北の果てサハリン 我等が誇り大油田(大油田交響楽)

駆け巡れ国土を 伸びてゆけ 世界へ せばまりゆく地球よ(交通賛歌)



など。かとおもえば、ラブソングもあるし、スケートや山登りを楽しんだりもしてるわけです。
・「昔」の「モダン」な音楽といった感じです。

・本作は3枚のアルバムと1枚のシングルを完全網羅した、ゲルニカのカンペキ版です。ただ、ミックス違いとかアレンジ違いのモレがあることをおれは知ってるが、さしあたって全容は捉えられます。

・ゲルニカファーストアルバムの「改造への躍動」がとくにすばらしい。
・ゲルニカの商業的成功(というか、ぶっちゃけ、戸川純人気だわな)によりオーケストラになったシングル。その後の2枚目「新世紀への運河」3枚目「電離層からの眼差し」は、元々が音大の作曲科に所属する上野氏のホームグラウンドのものとなってしまう。その音楽は、まがいモノっぽいけどホンモノの弦やホーンズの音になる。鬼のように完成度の高い「音楽」。これが「高すぎる」んだね。

・一方で、1stは予算がないことから、シンセサイザー使用で、なおかつ、ガクガクブルブルとなる仕様として、4チャンネルのカセットレコーダーによるレコーディングなのだそうな。チープなシンセストリング、そして、4チャンネルゆえの広がりのない音像。しかし、ありえない芳醇な音像。これ、4チャンネルで宅録したことある人なら、いかにスゴイかってわかると思う。

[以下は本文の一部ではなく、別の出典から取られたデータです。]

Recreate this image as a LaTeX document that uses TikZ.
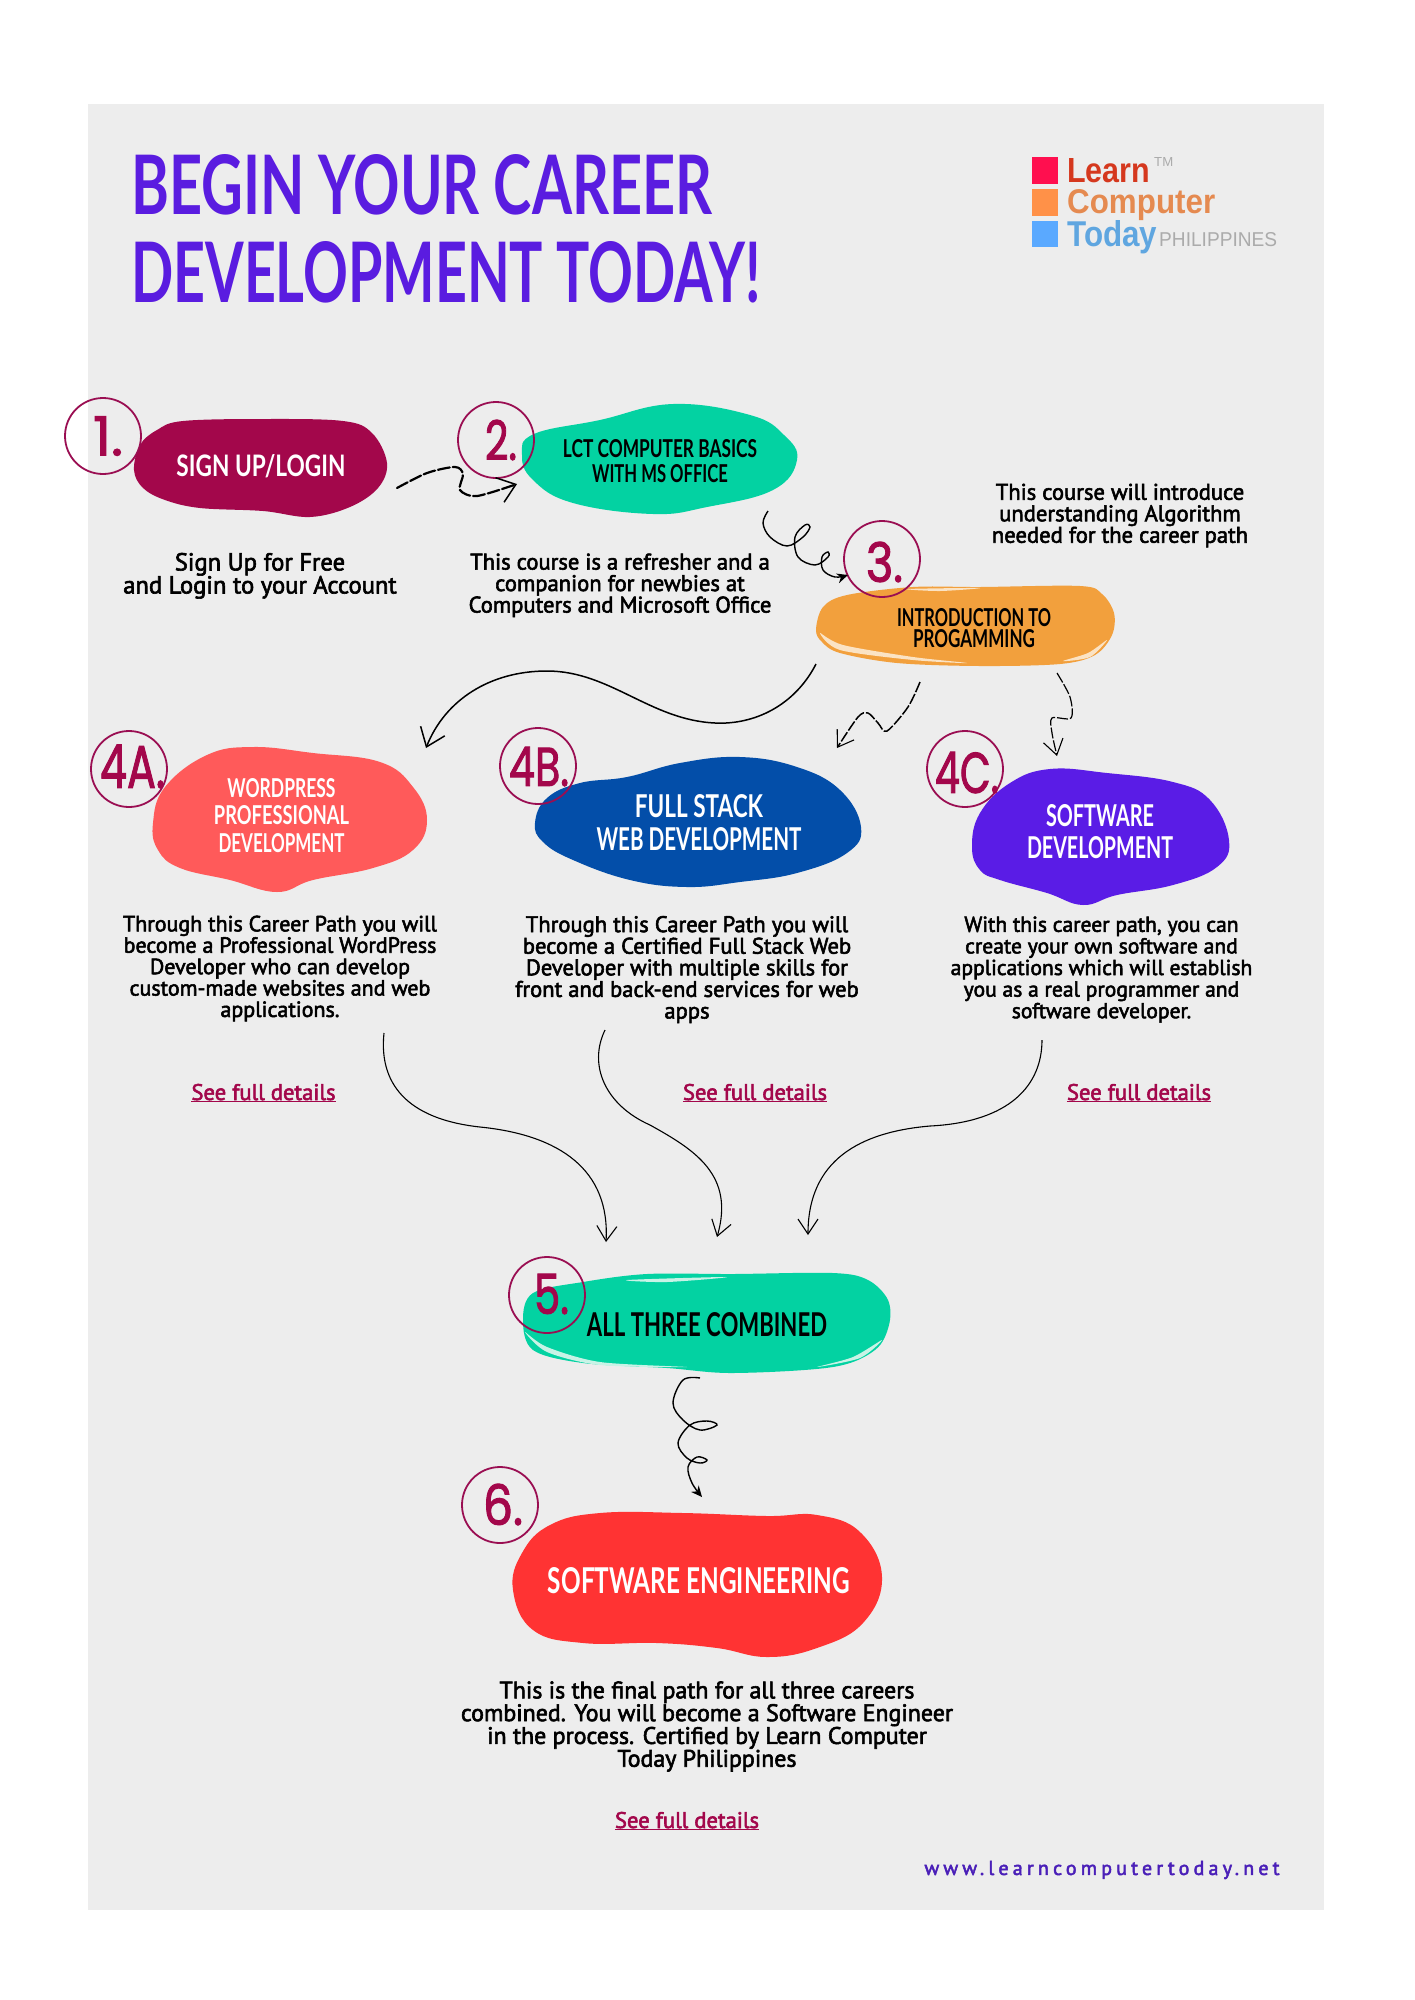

・そして、おもしろいことに、その環境のため、以前も以後もありえない、純粋な意味での「オリジナル」なものができあがった。世界中ドコを探しても無い。未来にも過去にも無い。いいきれる。
・キッチュでいて深遠。ポップでいて非ポップ。未来でいて過去。すべてのものから等距離で離れている音楽。それは曲も音も歌詞も歌もそうだ。
・そして、だれも真似ができない。当時の機材を用いて同じ環境でレコーディングしても到達できないだろう。それは、ゲルニカのメンバーにもいえることだ。
・2枚目以降はたぶん、再現できるとは思う。

・ということで、1stだけでも聞いていただけたらいいなと思いました。と、検索したら、残念なことにないんですよ。2枚目3枚目はあったのに。
・で、もしよろしかったお高いですが、本作も。4200円の価値はあります。ゲルニカ全部持ってる人も、ライブ音源、デモ、未発表、なおかつCDEXTRAでライブ映像まであります。

・ああ、ゲルニカ公式サイトでちょっと音が聞けます(ライブですね)。

・すごいですよ。

・おれが音楽を聴きはじめに、ダビングテープで聞いたのが最初。「へーこんなのもあるんだなあ」と思った。それから、愛聴していた。
・実は、戸川純氏よりも断然ゲルニカのほうが好き。一応、YENレーベルでの戸川ソロは一通り聞いてはいたんだけど、「ゲルニカのほうがいいなあ」とは思っていた。妙にもてはやされているのもおもしろくなかったし。
・そして、それから、20年経つ。本作は20周年記念盤ですし。20年もいろいろ聴いてきた。そして、わかった。「すごい」と。似たようなものがない。曲のよさ。それを20代前半の若い3人がなしとげたこと。
・上記の「すごいですよ」というのはそういう「すごい」なんです。